_Your task_
Write out the opening lines of the data word for word, up to and including the line with "yArea = d3.scaleLinear().domain(areaTicks).range(areaTickPos)", and leave every picture and every later line out.

* Start Task input *

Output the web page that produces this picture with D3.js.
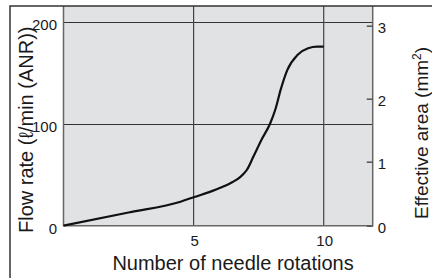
<!DOCTYPE html>
<html>
<head>
<meta charset="utf-8">
<script src="https://cdn.jsdelivr.net/npm/d3@7"></script>
<style>
	body { margin: 0; background: #fff; }
	text { font-family: "Liberation Sans", Arial, sans-serif; fill: #1a1a1a; }
</style>
</head>
<body>
<script>
// flow rate curve (needle rotations, l/min)
var rotations = [0, 2.5, 4.5, 5, 5.6, 6.1, 6.5, 6.8, 7.05, 7.3, 7.6, 7.95, 8.15, 8.35, 8.6, 9, 9.4, 9.75, 10]
var flowRate  = [0, 13, 23.6, 28, 33, 38, 43, 48, 55, 68, 84, 101, 115, 134, 153, 168, 174.5, 176, 176]

var xTicks = [5, 10]
var flowTicks = [0, 100, 200]
var areaTicks = [0, 1, 2, 3]
// pixel spots of the (hand drawn, uneven) effective area ticks
var areaTickPos = [225.7, 161.7, 98.7, 25.7]

var W = 432, H = 278
var pLeft = 63.5, pRight = 372.7, pTop = 6, pBottom = 225.7

var svg = d3.select('body').append('svg')
	.attr('width', W)
	.attr('height', H)

var x = d3.scaleLinear().domain([0, 10]).range([pLeft, 323.7])
var y = d3.scaleLinear().domain([0, 100]).range([pBottom, pBottom - 101.7])
var yArea = d3.scaleLinear().domain(areaTicks).range(areaTickPos)

// plot background
svg.append('rect')
	.attr('x', pLeft)
	.attr('y', pTop)
	.attr('width', pRight - pLeft)
	.attr('height', pBottom - pTop)
	.style('fill', '#e1e2e4')

// grid
svg.selectAll('.hgrid').data(flowTicks.filter(function(d){ return d > 0 })).enter().append('line')
	.attr('x1', pLeft)
	.attr('x2', pRight)
	.attr('y1', function(d){ return Math.round(y(d)) + 0.5 })
	.attr('y2', function(d){ return Math.round(y(d)) + 0.5 })
	.style('stroke', '#333')
	.style('stroke-width', 1.2)

svg.selectAll('.vgrid').data(xTicks).enter().append('line')
	.attr('x1', function(d){ return x(d) })
	.attr('x2', function(d){ return x(d) })
	.attr('y1', pTop)
	.attr('y2', pBottom)
	.style('stroke', '#444')
	.style('stroke-width', 1.2)

// plot frame
svg.append('path')
	.attr('d', 'M' + pLeft + ',' + pTop + 'V' + pBottom + 'H' + pRight + 'V' + pTop)
	.style('fill', 'none')
	.style('stroke', '#666')
	.style('stroke-width', 1.5)

// outer frame
svg.append('path')
	.attr('d', 'M10,' + H + 'V' + pTop + 'H' + W)
	.style('fill', 'none')
	.style('stroke', '#333')
	.style('stroke-width', 1.5)

// left tick labels
svg.selectAll('.ylab').data(flowTicks).enter().append('text')
	.attr('x', 57)
	.attr('y', function(d){ return y(d) + 8 })
	.attr('text-anchor', 'end')
	.style('font-size', '15px')
	.text(function(d){ return d })

// bottom tick labels
svg.selectAll('.xlab').data(xTicks).enter().append('text')
	.attr('x', function(d){ return x(d) + 1 })
	.attr('y', 246)
	.attr('text-anchor', 'middle')
	.style('font-size', '15px')
	.text(function(d){ return d })

// right axis, ticks pointing in
var areaAxis = d3.axisRight(yArea).tickValues(areaTicks).tickSize(-6).tickPadding(5)
	.tickFormat(d3.format('d'))
var ga = svg.append('g')
	.attr('transform', 'translate(' + pRight + ',0)')
	.call(areaAxis)
ga.select('.domain').remove()
ga.selectAll('line').style('stroke', '#555').style('stroke-width', 1.5)
ga.selectAll('text')
	.attr('dy', '0.45em')
	.style('font-size', '15px')
	.style('font-family', '"Liberation Sans", Arial, sans-serif')
	.style('fill', '#1a1a1a')

// flow curve
var pts = rotations.map(function(r, i){ return [r, flowRate[i]] })
var line = d3.line()
	.x(function(d){ return x(d[0]) })
	.y(function(d){ return y(d[1]) })
	.curve(d3.curveMonotoneX)

svg.append('path')
	.datum(pts)
	.attr('d', line)
	.style('fill', 'none')
	.style('stroke', '#111')
	.style('stroke-width', 2.2)

// axis titles
svg.append('text')
	.attr('x', 233)
	.attr('y', 270)
	.attr('text-anchor', 'middle')
	.style('font-size', '20px')
	.text('Number of needle rotations')

svg.append('text')
	.attr('transform', 'translate(33,233) rotate(-90)')
	.style('font-size', '20px')
	.text('Flow rate (ℓ/min (ANR))')

svg.append('text')
	.attr('transform', 'translate(428,219) rotate(-90)')
	.style('font-size', '19px')
	.html('Effective area (mm<tspan dy="-7" style="font-size:12px">2</tspan><tspan dy="7">)</tspan>')
</script>
</body>
</html>
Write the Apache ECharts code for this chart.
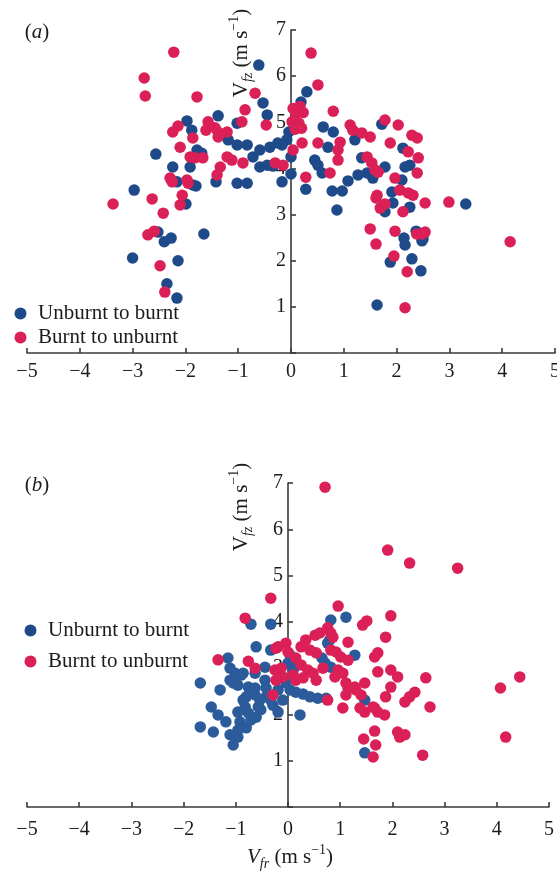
<!DOCTYPE html>
<html>
<head>
<meta charset="utf-8">
<script src="https://cdn.jsdelivr.net/npm/echarts@6/dist/echarts.min.js"></script>
<style>
  html, body { margin: 0; padding: 0; background: #ffffff; }
  #chart { width: 557px; height: 876px; }
</style>
</head>
<body>
<div id="chart"></div>
<script>
// Axis ticks (both panels share them)
const xTickValues = [-5, -4, -3, -2, -1, 0, 1, 2, 3, 4, 5];
const yTickValues = [1, 2, 3, 4, 5, 6, 7];

const seriesNames = ['Unburnt to burnt', 'Burnt to unburnt'];

// Panel (a): [V_fr, V_fz] in m/s
const aUnburntToBurnt = [
  [-2.97,3.53],[-1.99,3.23],[-1.80,3.62],[-2.52,2.62],[-2.40,2.41],[-2.27,2.49],[-1.65,2.58],
  [-3.00,2.06],[-2.14,2.00],[-2.35,1.50],[-2.16,1.19],[-2.16,3.71],[-1.42,3.71],[-1.02,3.68],
  [-0.83,3.68],[-2.56,4.31],[-0.61,6.24],[-0.53,5.42],[-0.45,5.16],[-1.38,5.14],[-1.97,5.03],
  [-1.88,4.83],[-1.02,4.98],[-1.19,4.62],[-1.02,4.51],[-0.83,4.51],[-0.59,4.40],[-0.40,4.46],
  [-0.25,4.55],[-0.08,4.62],[-0.72,4.25],[-1.78,4.40],[-1.69,4.33],[-2.24,4.03],[-1.91,4.03],
  [-0.59,4.03],[-0.45,4.07],[-0.34,4.05],[-0.17,3.71],[-1.86,3.64],[-0.17,4.51],[-0.04,4.79],
  [1.63,1.04],[1.88,1.97],[2.29,2.04],[2.46,1.78],[2.14,2.49],[2.16,2.34],[2.37,2.64],
  [2.48,2.43],[2.50,2.47],[3.31,3.23],[0.87,3.10],[0.28,3.55],[0.78,3.51],[0.97,3.51],
  [1.08,3.73],[1.91,3.49],[1.93,3.25],[1.78,3.06],[2.25,3.16],[0.30,5.66],[0.19,5.44],
  [0.61,4.90],[0.80,4.79],[1.21,4.62],[1.72,4.96],[0.70,4.46],[0.45,4.18],[0.51,4.07],
  [0.59,3.90],[0.00,4.25],[0.00,3.88],[1.27,3.86],[1.44,3.90],[1.55,3.79],[1.34,4.23],
  [1.78,4.03],[2.12,4.44],[2.16,4.03],[2.25,4.07],[2.10,3.75]
];
const aBurntToUnburnt = [
  [-2.22,6.52],[-2.78,5.96],[-2.76,5.57],[-1.78,5.55],[0.38,6.50],[0.51,5.81],[-3.37,3.23],
  [-2.63,3.34],[-2.42,3.03],[-2.71,2.56],[-2.59,2.64],[-2.48,1.89],[-2.39,1.32],[-2.06,3.42],
  [-2.10,3.21],[-2.25,3.71],[-1.95,3.68],[-0.68,5.63],[-0.87,5.27],[-0.47,4.94],[-1.57,5.01],
  [-2.14,4.92],[-2.24,4.79],[-1.44,4.88],[-1.38,4.79],[-1.61,4.83],[-1.21,4.79],[-0.93,5.01],
  [-1.86,4.66],[-1.38,4.68],[-2.10,4.46],[-1.91,4.25],[-1.82,4.23],[-1.67,4.23],[-1.21,4.25],
  [-1.12,4.18],[-0.91,4.12],[-1.34,4.03],[-2.29,3.79],[-1.97,3.75],[-1.40,3.86],[-0.30,4.12],
  [-0.15,4.07],[0.04,5.30],[0.17,5.34],[0.09,5.19],[0.23,5.21],[0.02,5.01],[0.15,4.98],
  [0.08,4.85],[0.20,4.87],[0.80,5.24],[1.12,4.94],[1.17,4.83],[1.34,4.77],[1.50,4.68],
  [1.78,5.05],[2.03,4.94],[2.29,4.72],[2.39,4.66],[0.51,4.55],[0.21,4.55],[0.04,4.40],
  [0.93,4.57],[0.89,4.40],[0.89,4.18],[0.74,3.90],[0.28,3.81],[1.44,4.25],[1.53,4.12],
  [1.59,3.97],[1.65,3.92],[1.88,4.55],[2.22,4.36],[2.41,4.23],[2.39,3.90],[1.97,3.79],
  [2.06,3.53],[2.22,3.47],[2.31,3.42],[1.63,3.42],[1.50,2.69],[1.61,2.36],[1.97,2.64],
  [1.95,2.10],[2.20,1.76],[2.16,0.98],[4.15,2.41],[2.99,3.27],[2.54,3.25],[2.12,3.06],
  [2.38,2.58],[2.48,2.58],[2.54,2.62],[1.61,3.36],[1.69,3.14],[1.78,3.23]
];

// Panel (b): [V_fr, V_fz] in m/s
const bUnburntToBurnt = [
  [0.82,4.04],[1.11,4.10],[-0.33,3.95],[-0.71,3.95],[0.80,3.61],[0.76,3.54],[1.28,3.28],
  [1.47,1.17],[1.47,2.31],[0.23,1.99],[0.65,3.22],[0.71,3.11],[0.82,3.02],[0.04,3.28],
  [0.00,3.11],[0.13,3.07],[0.10,2.96],[-0.04,2.68],[0.04,2.53],[0.15,2.48],[0.29,2.44],
  [0.42,2.38],[0.57,2.35],[0.73,2.35],[-0.61,3.46],[-0.33,3.39],[-1.15,3.22],[-0.44,3.02],
  [-1.11,3.00],[-0.90,2.85],[-1.11,2.74],[-0.96,2.63],[-0.76,2.59],[-0.63,2.57],[-1.68,2.68],
  [-1.30,2.53],[-0.80,2.38],[-0.63,2.42],[-0.54,2.31],[-0.42,2.38],[-0.33,2.31],[-0.42,2.57],
  [-1.47,2.16],[-1.34,1.99],[-1.19,1.84],[-0.96,2.05],[-0.82,2.16],[-0.76,2.03],[-0.92,1.84],
  [-0.96,1.66],[-0.80,1.71],[-0.71,1.88],[-0.57,2.16],[-0.52,2.10],[-0.61,1.94],[-1.68,1.73],
  [-1.43,1.62],[-1.11,1.56],[-0.96,1.51],[-1.05,1.34],[-0.86,2.31],[-1.01,2.89],[-0.86,2.89],
  [-1.05,2.68],[-0.63,2.89],[-0.44,2.74],[-0.19,2.53],[-0.29,2.20],[-0.10,2.31],[-0.19,2.05]
];
const bBurntToUnburnt = [
  [0.71,6.91],[1.91,5.55],[2.33,5.27],[3.25,5.16],[-0.33,4.51],[0.96,4.34],[1.97,4.13],
  [1.43,3.93],[1.51,4.02],[1.87,3.67],[1.15,3.56],[0.76,3.87],[0.82,3.76],[-0.04,3.54],
  [-0.19,3.46],[1.72,3.33],[1.66,3.24],[4.44,2.81],[4.07,2.57],[4.17,1.51],[2.64,2.79],
  [2.72,2.16],[2.58,1.12],[2.43,2.48],[2.33,2.38],[2.24,2.27],[2.10,2.81],[1.97,2.96],
  [1.97,2.59],[1.87,2.38],[1.72,2.92],[2.10,1.62],[2.14,1.51],[2.24,1.56],[1.85,1.99],
  [1.72,2.05],[1.66,2.14],[1.66,1.64],[1.68,1.34],[1.63,1.08],[1.45,1.47],[1.38,2.14],
  [1.47,2.05],[1.05,2.14],[0.76,2.31],[1.15,2.57],[1.30,2.53],[1.47,2.68],[1.40,2.42],
  [1.11,2.68],[-0.29,2.42],[-0.82,4.08],[-0.23,3.43],[0.00,3.35],[-1.34,3.18],[-0.76,3.15],
  [-0.63,3.00],[-0.25,2.96],[-0.13,3.00],[-0.10,2.81],[-0.23,2.74],[0.34,3.61],[0.52,3.71],
  [0.61,3.76],[0.86,3.67],[0.25,3.46],[0.42,3.39],[0.54,3.33],[0.82,3.39],[0.92,3.35],
  [1.01,3.24],[1.15,3.17],[0.15,3.22],[0.25,3.07],[0.38,2.96],[0.48,2.89],[0.54,2.74],
  [0.10,2.85],[0.15,2.74],[0.29,2.79],[0.67,3.00],[0.96,2.96],[1.05,2.89],[0.90,2.81],
  [1.28,2.59],[1.11,2.42],[1.63,2.16]
];

const SERIF = 'Liberation Serif';
const INK = '#1c1c1c';
const AXIS = '#3a3a3a';
const BLUE_A = '#1f4a8a';
const BLUE_B = '#2c5b9b';
const RED = '#db1f57';

const gridBoxes = [
  { left: 27, right: 2, top: 30, height: 323 },
  { left: 27, right: 8, top: 483, height: 324 }
];

const fmtX = v => {
  if (xTickValues.indexOf(v) < 0) return '';
  return v < 0 ? '\u2212' + Math.abs(v) : String(v);
};
const fmtY = v => (yTickValues.indexOf(v) < 0 ? '' : String(v));

function xAxisFor(gridIndex, labelMargin) {
  return {
    gridIndex, type: 'value', min: -5, max: 5, interval: 1,
    axisLine: { onZero: false, lineStyle: { color: AXIS, width: 1.6 } },
    axisTick: { inside: true, length: 5, lineStyle: { color: AXIS, width: 1.6 } },
    axisLabel: { formatter: fmtX, fontFamily: SERIF, fontSize: 20, color: INK, margin: labelMargin },
    splitLine: { show: false }
  };
}
function yAxisFor(gridIndex) {
  return {
    gridIndex, type: 'value', min: 0, max: 7, interval: 1, position: 'left', offset: 0,
    axisLine: { onZero: false, lineStyle: { color: AXIS, width: 1.6 } },
    axisTick: { inside: true, length: 5, lineStyle: { color: AXIS, width: 1.6 } },
    axisLabel: { formatter: fmtY, fontFamily: SERIF, fontSize: 20, color: INK, margin: 5 },
    splitLine: { show: false }
  };
}
function scatter(name, data, idx, color) {
  return {
    name, type: 'scatter', data, xAxisIndex: idx, yAxisIndex: idx,
    symbol: 'circle', symbolSize: 11.5,
    itemStyle: { color, opacity: 1 },
    emphasis: { disabled: true }
  };
}

// Rich styles for the axis titles (subscripts / superscripts)
function titleRich(vItalic) {
  return {
    v: { fontFamily: SERIF, fontSize: 21, fontStyle: vItalic ? 'italic' : 'normal', fill: INK, lineHeight: 28 },
    s: { fontFamily: SERIF, fontSize: 14, fontStyle: 'italic', fill: INK, lineHeight: 14, verticalAlign: 'bottom' },
    n: { fontFamily: SERIF, fontSize: 21, fill: INK, lineHeight: 28 },
    p: { fontFamily: SERIF, fontSize: 14, fill: INK, lineHeight: 16, verticalAlign: 'top' }
  };
}
function panelTag(letter, x, y) {
  return {
    type: 'text', x, y,
    style: {
      text: '{n|(}{i|' + letter + '}{n|)}',
      align: 'center', verticalAlign: 'middle',
      rich: {
        n: { fontFamily: SERIF, fontSize: 21, fill: INK },
        i: { fontFamily: SERIF, fontSize: 21, fontStyle: 'italic', fill: INK }
      }
    }
  };
}
function yTitle(x, y) {
  return {
    type: 'text', x, y, rotation: Math.PI / 2,
    style: {
      text: '{v|V}{s|fz}{n| (m s}{p|\u22121}{n|)}',
      align: 'center', verticalAlign: 'middle',
      rich: titleRich(false)
    }
  };
}

const legendBase = {
  orient: 'vertical', icon: 'circle', itemWidth: 25, itemHeight: 12,
  data: seriesNames, selectedMode: false,
  textStyle: { fontFamily: SERIF, fontSize: 21, color: INK }
};

const option = {
  backgroundColor: '#ffffff',
  animation: false,
  grid: gridBoxes.map(g => Object.assign({ outerBoundsMode: 'none', containLabel: false }, g)),
  legend: [
    Object.assign({}, legendBase, { left: 9.5, top: 298, itemGap: 3 }),
    Object.assign({}, legendBase, { left: 19.5, top: 615, itemGap: 10 })
  ],
  xAxis: [xAxisFor(0, 9), xAxisFor(1, 13)],
  yAxis: [yAxisFor(0), yAxisFor(1)],
  series: [
    scatter(seriesNames[0], aUnburntToBurnt, 0, BLUE_A),
    scatter(seriesNames[1], aBurntToUnburnt, 0, RED),
    scatter(seriesNames[0], bUnburntToBurnt, 1, BLUE_B),
    scatter(seriesNames[1], bBurntToUnburnt, 1, RED)
  ],
  graphic: [
    panelTag('a', 37, 32),
    panelTag('b', 37, 485),
    yTitle(241, 53),
    yTitle(241, 507),
    {
      type: 'text', x: 290, y: 857,
      style: {
        text: '{v|V}{s|fr}{n| (m s}{p|\u22121}{n|)}',
        align: 'center', verticalAlign: 'middle',
        rich: titleRich(true)
      }
    }
  ]
};

const chart = echarts.init(document.getElementById('chart'), null, { renderer: 'canvas' });
chart.setOption(option);

// Move each vertical axis (line, ticks and labels) so it crosses the horizontal axis at V_fr = 0.
const yShift = gridBoxes.map((g, i) => {
  const px = chart.convertToPixel({ gridIndex: i }, [0, 0])[0];
  return { offset: g.left - px };
});
chart.setOption({ yAxis: yShift });
</script>
</body>
</html>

* End Task input *

_Answer to the exercise_
Output the web page that produces this picture with D3.js.
<!DOCTYPE html>
<html>
<head>
<meta charset="utf-8">
<script src="https://cdn.jsdelivr.net/npm/d3@7"></script>
<style>
	body { margin: 0; background: #fff; }
	text { font-family: "Liberation Sans", Arial, sans-serif; fill: #1a1a1a; }
</style>
</head>
<body>
<script>
// flow rate curve (needle rotations, l/min)
var rotations = [0, 2.5, 4.5, 5, 5.6, 6.1, 6.5, 6.8, 7.05, 7.3, 7.6, 7.95, 8.15, 8.35, 8.6, 9, 9.4, 9.75, 10]
var flowRate  = [0, 13, 23.6, 28, 33, 38, 43, 48, 55, 68, 84, 101, 115, 134, 153, 168, 174.5, 176, 176]

var xTicks = [5, 10]
var flowTicks = [0, 100, 200]
var areaTicks = [0, 1, 2, 3]
// pixel spots of the (hand drawn, uneven) effective area ticks
var areaTickPos = [225.7, 161.7, 98.7, 25.7]

var W = 432, H = 278
var pLeft = 63.5, pRight = 372.7, pTop = 6, pBottom = 225.7

var svg = d3.select('body').append('svg')
	.attr('width', W)
	.attr('height', H)

var x = d3.scaleLinear().domain([0, 10]).range([pLeft, 323.7])
var y = d3.scaleLinear().domain([0, 100]).range([pBottom, pBottom - 101.7])
var yArea = d3.scaleLinear().domain(areaTicks).range(areaTickPos)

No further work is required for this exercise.